Il rapporto annuale di Amnesty International sulla pena di morte nel mondo evidenzia un picco nel numero di esecuzioni, con 1.518 documentate nel 2024. Il 40% per reati legati alla droga. Paesi del Medio Oriente come Iran, Iraq e Arabia Saudita dominano le statistiche. Positivi progressi si registrano, con 113 stati che hanno abolito la pena di morte
Nel 2024, la pena di morte ha raggiunto un livello allarmante, segnando un picco decennale con 1.518 esecuzioni documentate in 15 paesi, secondo il rapporto annuale di Amnesty International. Questo numero rappresenta il maggiore incremento dal 2015, anno in cui si registrò il record di 1.634 esecuzioni di stato. Sorprendentemente, il 40% delle condanne è stato inflitto non per omicidi, ma per reati legati alla droga, rivelando un uso della pena capitale che spesso trascende le violazioni più gravi.
Un panorama preoccupante
È importante sottolineare che queste cifre non includono la Cina, la Corea del Nord e il Vietnam, paesi noti per la loro opacità in materia di diritti umani e per l’uso massiccio della pena di morte, anche per reati minori. Di fatto, il 91% delle esecuzioni documentate da Amnesty proviene da nazioni del Medio Oriente, in particolare Iran, Iraq e Arabia Saudita, dove l’uso di questa punizione è aumentato in modo “vertiginoso”. Insieme, questi tre paesi hanno eseguito 1.380 condanne. Ad esempio, l’Iraq ha visto un aumento esponenziale, passando da 16 a 63 esecuzioni, mentre l’Arabia Saudita ha raddoppiato il numero annuale da 172 a 345. L’Iran, dal canto suo, ha eseguito 972 condanne, rappresentando il 64% di tutte le esecuzioni confermate.

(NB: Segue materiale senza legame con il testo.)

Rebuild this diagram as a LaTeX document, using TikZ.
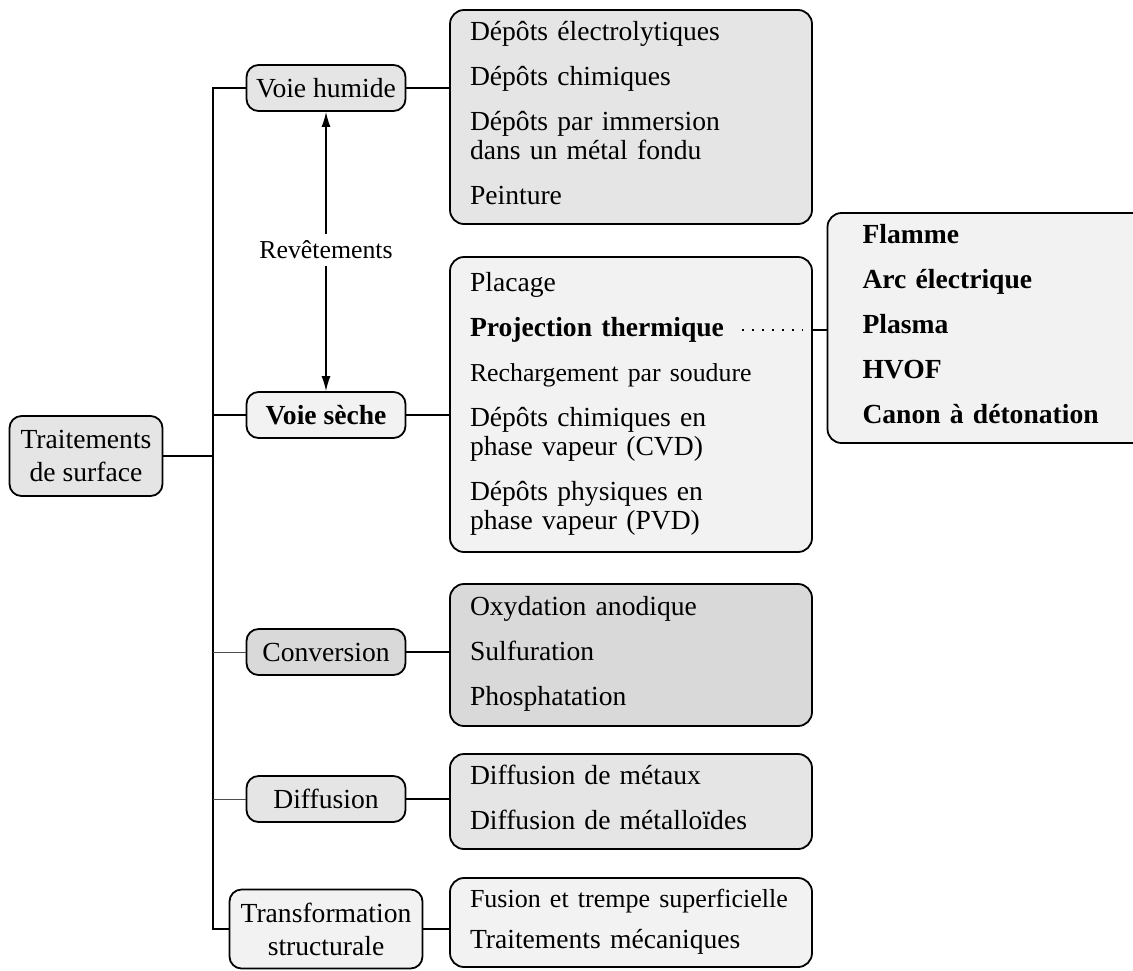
\documentclass[tikz,border=0pt]{standalone}
\usepackage{fontspec}
\setmainfont{Liberation Serif}
\usetikzlibrary{arrows.meta}
\definecolor{grisA}{gray}{0.9}
\definecolor{grisB}{gray}{0.95}
\definecolor{grisC}{gray}{0.85}
\begin{document}
\begin{tikzpicture}[x=0.5pt,y=-0.5pt,
    font=\fontsize{13.8}{14.5}\selectfont,
    famille/.style={draw,line width=0.9pt,rounded corners=6pt,align=center,
        minimum width=79.5pt,minimum height=23pt,inner sep=2pt,
        font=\fontsize{13.8}{16.5}\selectfont},
    liste/.style={draw,line width=0.9pt,rounded corners=7pt,align=left,
        text width=161pt,inner xsep=10pt,inner ysep=0pt,
        execute at begin node=\strut,execute at end node=\strut},
    lien/.style={line width=0.8pt},
    lienfin/.style={line width=0.5pt,black!70},
    fleche/.style={line width=0.7pt,-{Latex[length=7.5pt,width=4.5pt]}},
    pointille/.style={line width=0.8pt,dash pattern=on 0.8pt off 4.2pt}]
    \useasboundingbox (0,0) rectangle (1133,970);
    \def\trunkx{213}
    \coordinate (trunk) at (\trunkx,0);

    % racine
    \node[famille,fill=grisA,minimum width=76.5pt,minimum height=40pt] (traitements) at (86,456) {Traitements\\de surface};

    % familles
    \node[famille,fill=grisA] (vh) at (326,88) {Voie humide};
    \node[famille,fill=grisB,font=\fontsize{13.8}{16.5}\selectfont\bfseries] (vs) at (326,415) {Voie sèche};
    \node[famille,fill=grisC] (conv) at (326,652) {Conversion};
    \node[famille,fill=grisA] (diff) at (326,799) {Diffusion};
    \node[famille,fill=grisB,minimum width=96.5pt,minimum height=39.5pt] (transf) at (326,929) {Transformation\\structurale};

    % revetements
    \node[font=\fontsize{12.9}{14}\selectfont] (rev) at (326,250) {Revêtements};
    \draw[fleche] (rev) -- (vh);
    \draw[fleche] (rev) -- (vs);

    % listes
    \node[liste,fill=grisA,minimum height=107pt] (vhlist) at (631,117) {Dépôts électrolytiques\\[8pt]
        Dépôts chimiques\\[8pt]
        Dépôts par immersion\\dans un métal fondu\\[8pt]
        Peinture};
    \node[liste,fill=grisB,minimum height=147.5pt] (vslist) at (631,404.5) {Placage\\[8pt]
        \textbf{Projection thermique}\\[8pt]
        {\fontsize{12.9}{14.5}\selectfont Rechargement par soudure}\\[8pt]
        Dépôts chimiques en\\phase vapeur (CVD)\\[8pt]
        Dépôts physiques en\\phase vapeur (PVD)};
    \node[liste,fill=grisB,text width=126pt,inner xsep=17.5pt,minimum height=115pt,font=\fontsize{13.8}{14.5}\selectfont\bfseries] (ptlist) at (988.5,328) {Flamme\\[8pt]
        Arc électrique\\[8pt]
        Plasma\\[8pt]
        HVOF\\[8pt]
        Canon à détonation};
    \node[liste,fill=grisC,minimum height=71pt] (convlist) at (631,655) {Oxydation anodique\\[8pt]
        Sulfuration\\[8pt]
        Phosphatation};
    \node[liste,fill=grisA,minimum height=47.5pt] (difflist) at (631,801.5) {Diffusion de métaux\\[8pt]
        Diffusion de métalloïdes};
    \node[liste,fill=grisB,minimum height=44.5pt] (transflist) at (631,922.5) {\mbox{\fontsize{13}{14.5}\selectfont Fusion et trempe superficielle}\\[6pt]
        Traitements mécaniques};

    % tronc
    \draw[lien] (vh.west) -- (vh.west -| trunk) |- (transf.west);
    \draw[lien] (traitements.east) -- (traitements.east -| trunk);
    \draw[lien] (vs.west) -- (vs.west -| trunk);
    \draw[lienfin] (conv.west) -- (conv.west -| trunk);
    \draw[lienfin] (diff.west) -- (diff.west -| trunk);

    % familles vers listes
    \draw[lien] (vh.east) -- (vh.east -| vhlist.west);
    \draw[lien] (vs.east) -- (vs.east -| vslist.west);
    \draw[lien] (conv.east) -- (conv.east -| convlist.west);
    \draw[lien] (diff.east) -- (diff.east -| difflist.west);
    \draw[lien] (transf.east) -- (transf.east -| transflist.west);

    % projection thermique
    \coordinate (pt) at (742,330);
    \draw[pointille] (pt) -- ([xshift=-5pt]pt -| vslist.east);
    \draw[lien] (pt -| vslist.east) -- (pt -| ptlist.west);
\end{tikzpicture}
\end{document}
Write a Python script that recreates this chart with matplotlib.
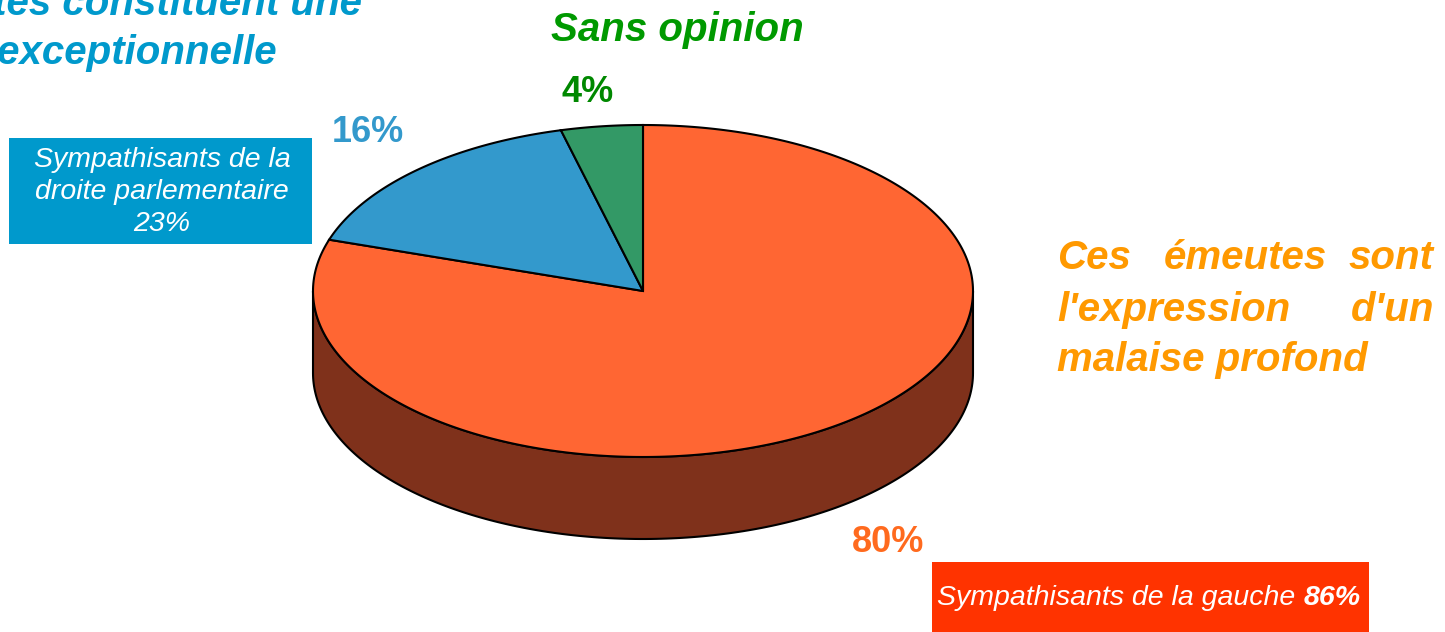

La posizione di Amnesty International
Agnès Callamard, segretaria generale di Amnesty, ha dichiarato che “la pena di morte è un crimine aberrante che non ha posto nel mondo di oggi”, evidenziando come solo 15 stati abbiano eseguito condanne a morte nel 2024, il numero più basso mai registrato. Tuttavia, la situazione negli Stati Uniti è preoccupante: le esecuzioni sono aumentate a 25 nel 2024, rispetto alle 24 dell’anno precedente, con un crescente sostegno politico alla pena capitale.
Riflessioni sul futuro
Il rapporto di Amnesty sottolinea anche il ruolo della pena di morte come strumento di repressione. Leader politici in vari paesi hanno sfruttato questa pratica per giustificare repressioni contro dissidenti e minoranze, alimentando un clima di paura. Tuttavia, vi sono anche segnali di progresso: 113 stati hanno abolito completamente la pena capitale, e più di due terzi dei membri delle Nazioni Unite hanno votato a favore di una risoluzione per una moratoria sulla pena di morte. Recentemente, lo Zimbabwe ha anche introdotto una legge che abolisce la pena di morte per reati comuni, segnando un importante passo avanti verso la giustizia e i diritti umani.